Erosion of a sharp density interface by a turbulent jet at moderate Froude and Reynolds numbers

Abstract

Using water–salt water laboratory experiments, we investigate the mechanism of erosion by a turbulent jet impinging onto a density interface, for moderate Reynolds and Froude numbers. The Froude number is defined by $Fr_{i}=u_{i}/\sqrt{b_{i}g^{\prime }}$, with $u_{i}$ and $b_{i}$, the typical velocity and width of the jet at the interface, and $g^{\prime }$ the reduced gravitational acceleration. The Froude number $Fr_{i}$ characterizes the competition between inertial forces against the restoring buoyancy force.

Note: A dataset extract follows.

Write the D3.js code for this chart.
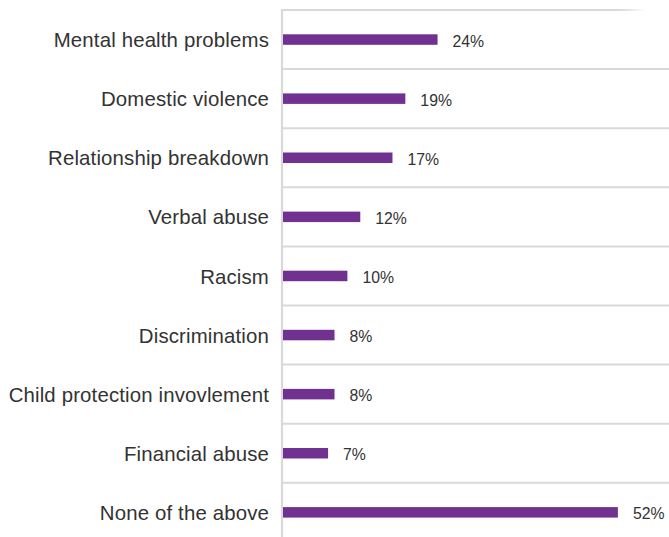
<!DOCTYPE html>
<html>
<head>
<meta charset="utf-8">
<script src="https://cdn.jsdelivr.net/npm/d3@7"></script>
<style>
  html, body { margin: 0; padding: 0; background: #ffffff; }
  svg { display: block; }
</style>
</head>
<body>
<svg id="chart" width="669" height="537"></svg>
<script>
// Share of respondents reporting each experience
const categories = [
  "Mental health problems",
  "Domestic violence",
  "Relationship breakdown",
  "Verbal abuse",
  "Racism",
  "Discrimination",
  "Child protection invovlement",
  "Financial abuse",
  "None of the above"
];
const values = [24, 19, 17, 12, 10, 8, 8, 7, 52];
const valueLabels = ["24%", "19%", "17%", "12%", "10%", "8%", "8%", "7%", "52%"];

(function draw() {
  const svg = d3.select("#chart");
  const W = 669;
  const plotLeft = 283, plotTop = 10, band = 59.1;

  const x = d3.scaleLinear().domain([0, 60]).range([plotLeft, plotLeft + 386.4]);
  const y = d3.scaleBand().domain(categories)
    .range([plotTop, plotTop + band * categories.length]).padding(0);

  const grid = "#d9d9d9";

  // fading gradient for the top frame line
  const defs = svg.append("defs");
  const grad = defs.append("linearGradient").attr("id", "topFade")
    .attr("gradientUnits", "userSpaceOnUse")
    .attr("x1", 282).attr("x2", 646).attr("y1", 0).attr("y2", 0);
  grad.append("stop").attr("offset", "0.93").attr("stop-color", grid).attr("stop-opacity", 1);
  grad.append("stop").attr("offset", "1").attr("stop-color", grid).attr("stop-opacity", 0);

  svg.append("line")
    .attr("x1", 282).attr("x2", 646)
    .attr("y1", plotTop).attr("y2", plotTop)
    .attr("stroke", "url(#topFade)").attr("stroke-width", 2);

  // separators between categories
  svg.append("g").selectAll("line")
    .data(categories.slice(1))
    .join("line")
    .attr("x1", 282).attr("x2", W)
    .attr("y1", d => y(d)).attr("y2", d => y(d))
    .attr("stroke", grid).attr("stroke-width", 2);

  // category axis
  const yAxis = d3.axisLeft(y).tickSize(0).tickPadding(13);
  const gy = svg.append("g").attr("transform", "translate(282,0)").call(yAxis);
  gy.select(".domain").attr("stroke", grid).attr("stroke-width", 2.2)
    .attr("d", `M0,${plotTop - 1}V537`);
  gy.selectAll(".tick text")
    .attr("font-family", "'Liberation Sans', Arial, sans-serif")
    .attr("font-size", "20.4px")
    .attr("letter-spacing", "0.15px")
    .attr("fill", "#333333")
    .attr("dy", "0.37em");

  // bars
  const barH = 10.5;
  svg.append("g").selectAll("rect")
    .data(values)
    .join("rect")
    .attr("x", x(0))
    .attr("y", (d, i) => y(categories[i]) + y.bandwidth() / 2 - barH / 2)
    .attr("width", d => x(d) - x(0))
    .attr("height", barH)
    .attr("fill", "#703190");

  // value labels
  svg.append("g").selectAll("text")
    .data(values)
    .join("text")
    .attr("x", d => x(d) + 15)
    .attr("y", (d, i) => y(categories[i]) + y.bandwidth() / 2 + 7)
    .attr("font-family", "'Liberation Sans', Arial, sans-serif")
    .attr("font-size", "15.8px")
    .attr("fill", "#333333")
    .text((d, i) => valueLabels[i]);
})();
</script>
</body>
</html>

Contrary to previous observations reporting baroclinic destabilization of the interface, we show that the entrainment, in the range of parameters explored here, is driven by interfacial gravity waves. The waves are generated by the barotropic excitation coming from the turbulent fluctuations of the jet; they are then amplified by a mechanism of wave-induced stress; and they finally break and induce entrainment and mixing. Based on those physical observations, we introduce a scaling model for the entrainment rate, which varies continuously from $Fr_{i}^{3}$ to an $Fr_{i}$ power law from small to large Froude numbers, in agreement with the present and some of the previous laboratory data.